Despite an exceptional average annual growth rate of 17.6% over the past four years, the report suggests that the future of Islamic banks will be primarily measured by the quality of growth as opposed to asset accretion. EY reveals that excluding Iran, rapid growth markets such as Qatar, Indonesia, Saudi Arabia, Malaysia, the UAE and Turkey represent 78% of international Islamic banking assets held with commercial banks. According to Gordon Bennie, a partner and the MENA financial services leader at EY, trade patterns are shifting decisively in favor of rapid growth markets and these six countries will be the major beneficiaries thereof.
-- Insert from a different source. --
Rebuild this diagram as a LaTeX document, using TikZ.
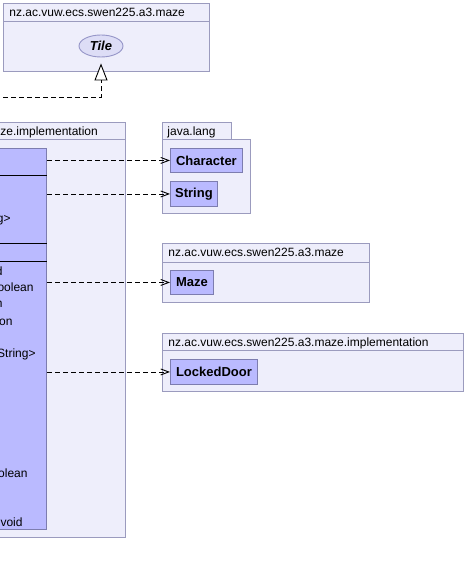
\documentclass[tikz,border=0pt]{standalone}
\usepackage{fontspec}
\setmainfont{Liberation Sans}
\usetikzlibrary{arrows.meta, shapes.geometric}
\definecolor{pkgfill}{RGB}{238,238,251}
\definecolor{pkgline}{RGB}{155,155,190}
\definecolor{clsfill}{RGB}{186,186,255}
\definecolor{clsline}{RGB}{125,125,175}
\definecolor{tilefill}{RGB}{221,221,246}
\definecolor{tileline}{RGB}{150,150,200}

\begin{document}
\begin{tikzpicture}
      [x=1pt, y=-1pt, line width=0.9pt,
        pkg/.style={draw=pkgline, fill=pkgfill},
        pkgname/.style={anchor=base west, inner sep=0pt, font=\fontsize{12}{14}\selectfont},
        cls/.style={draw=clsline, fill=clsfill, anchor=north west, inner sep=0pt,
          font=\fontsize{13}{15}\selectfont\bfseries},
        member/.style={anchor=base east, inner sep=0pt, font=\fontsize{12}{14}\selectfont},
        dep/.style={dash pattern=on 5pt off 3pt, -{Straight Barb[length=8pt,width=6pt]}},
        realize/.style={dash pattern=on 5pt off 3pt, -{Triangle[open,length=17pt,width=13pt,fill=white]}}]
    \clip (0,0) rectangle (466,575);
    \fill[white] (0,0) rectangle (466,575);
    % package holding the interface
    \draw[pkg] (3,3) rectangle (209,71);
    \draw[pkgline] (3,21) -- (209,21);
    \node[pkgname] (mazepkg) at (9,16.5) {nz.ac.vuw.ecs.swen225.a3.maze};
    \node[ellipse, draw=tileline, fill=tilefill, minimum width=44pt, minimum height=22pt,
      inner sep=0pt, font=\fontsize{13}{15}\selectfont\bfseries\itshape] (tile) at (101,46) {Tile};
    % package of the class that is cut off
    \draw[pkg] (-5,122) rectangle (125,537);
    \draw[pkgline] (-5,139) -- (125,139);
    \node[pkgname] (implpkg) at (0,135.5) {ze.implementation};
    \node[cls, anchor=north east, minimum width=200pt, minimum height=381pt] (impl) at (47,148) {};
    \foreach \y in {175,243,261}
      \draw (impl.west |- 0,\y) -- (impl.east |- 0,\y);
    \node[member] (fld1) at (11,222) {g>};
    \node[member] (mth1) at (3,275) {d};
    \node[member] (mth2) at (34,291) {oolean};
    \node[member] (mth3) at (3,307) {n};
    \node[member] (mth4) at (13,325) {on};
    \node[member] (mth5) at (36,357) {String>};
    \node[member] (mth6) at (28,477) {olean};
    \node[member] (mth7) at (23,526) {void};
    % java.lang
    \draw[pkg] (162,122) rectangle (231,139);
    \draw[pkg] (162,139) rectangle (250,213);
    \node[pkgname] (langpkg) at (167,135.5) {java.lang};
    \node[cls, minimum width=72pt, minimum height=24pt] (chr) at (170,148) {Character};
    \node[cls, minimum width=47pt, minimum height=25pt] (str) at (170,181) {String};
    % maze
    \draw[pkg] (162,243) rectangle (369,302);
    \draw[pkgline] (162,262) -- (369,262);
    \node[pkgname] (mazepkgb) at (168,256.5) {nz.ac.vuw.ecs.swen225.a3.maze};
    \node[cls, minimum width=43pt, minimum height=24pt] (maze) at (170,270) {Maze};
    % implementation
    \draw[pkg] (162,333) rectangle (463,391);
    \draw[pkgline] (162,350) -- (463,350);
    \node[pkgname] (implpkgb) at (168,346.5) {nz.ac.vuw.ecs.swen225.a3.maze.implementation};
    \node[cls, minimum width=87pt, minimum height=25pt] (door) at (170,359) {LockedDoor};
    % connectors
    \coordinate (src) at (-5,97);
    \draw[realize, shorten >=6pt] (src) -| (tile.south);
    \draw[dep] (impl.east |- chr.west) -- (chr.west);
    \draw[dep] (impl.east |- str.west) -- (str.west);
    \draw[dep] (impl.east |- maze.west) -- (maze.west);
    \draw[dep] (impl.east |- door.west) -- (door.west);
\end{tikzpicture}
\end{document}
Holding the largest pool of financial and intellectual capital of the industry, the six markets are expected to drive the next wave of development across existing and new markets. Commenting on future prospects Ashar Nazim, a partner at EY’s Global Islamic Banking Center, said: “We expect Islamic banking to grow at a compound annual growth rate of 19.7% across Qatar, Indonesia, Saudi Arabia, Malaysia, the UAE and Turkey to reach US$1.6 trillion by 2018 compared to US$567 billion in 2012.

Speaking at a recent Islamic banking conference Dr Mohammad Y Al Hashel, the governor of the Central Bank of Kuwait, pointed out that despite the promising growth forecasts, flaws still exist in the industry. “Although such developments are encouraging, they remain short of what we aspire [to], with regards to the ambition to make more progress and growth in the Islamic financing industry and bolster this sector competitive status at the international level,” he said. He further noted that Islamic funding remains a tiny overall proportion of overall global assets; accounting for an estimated 1% of the world’s total financing statistics.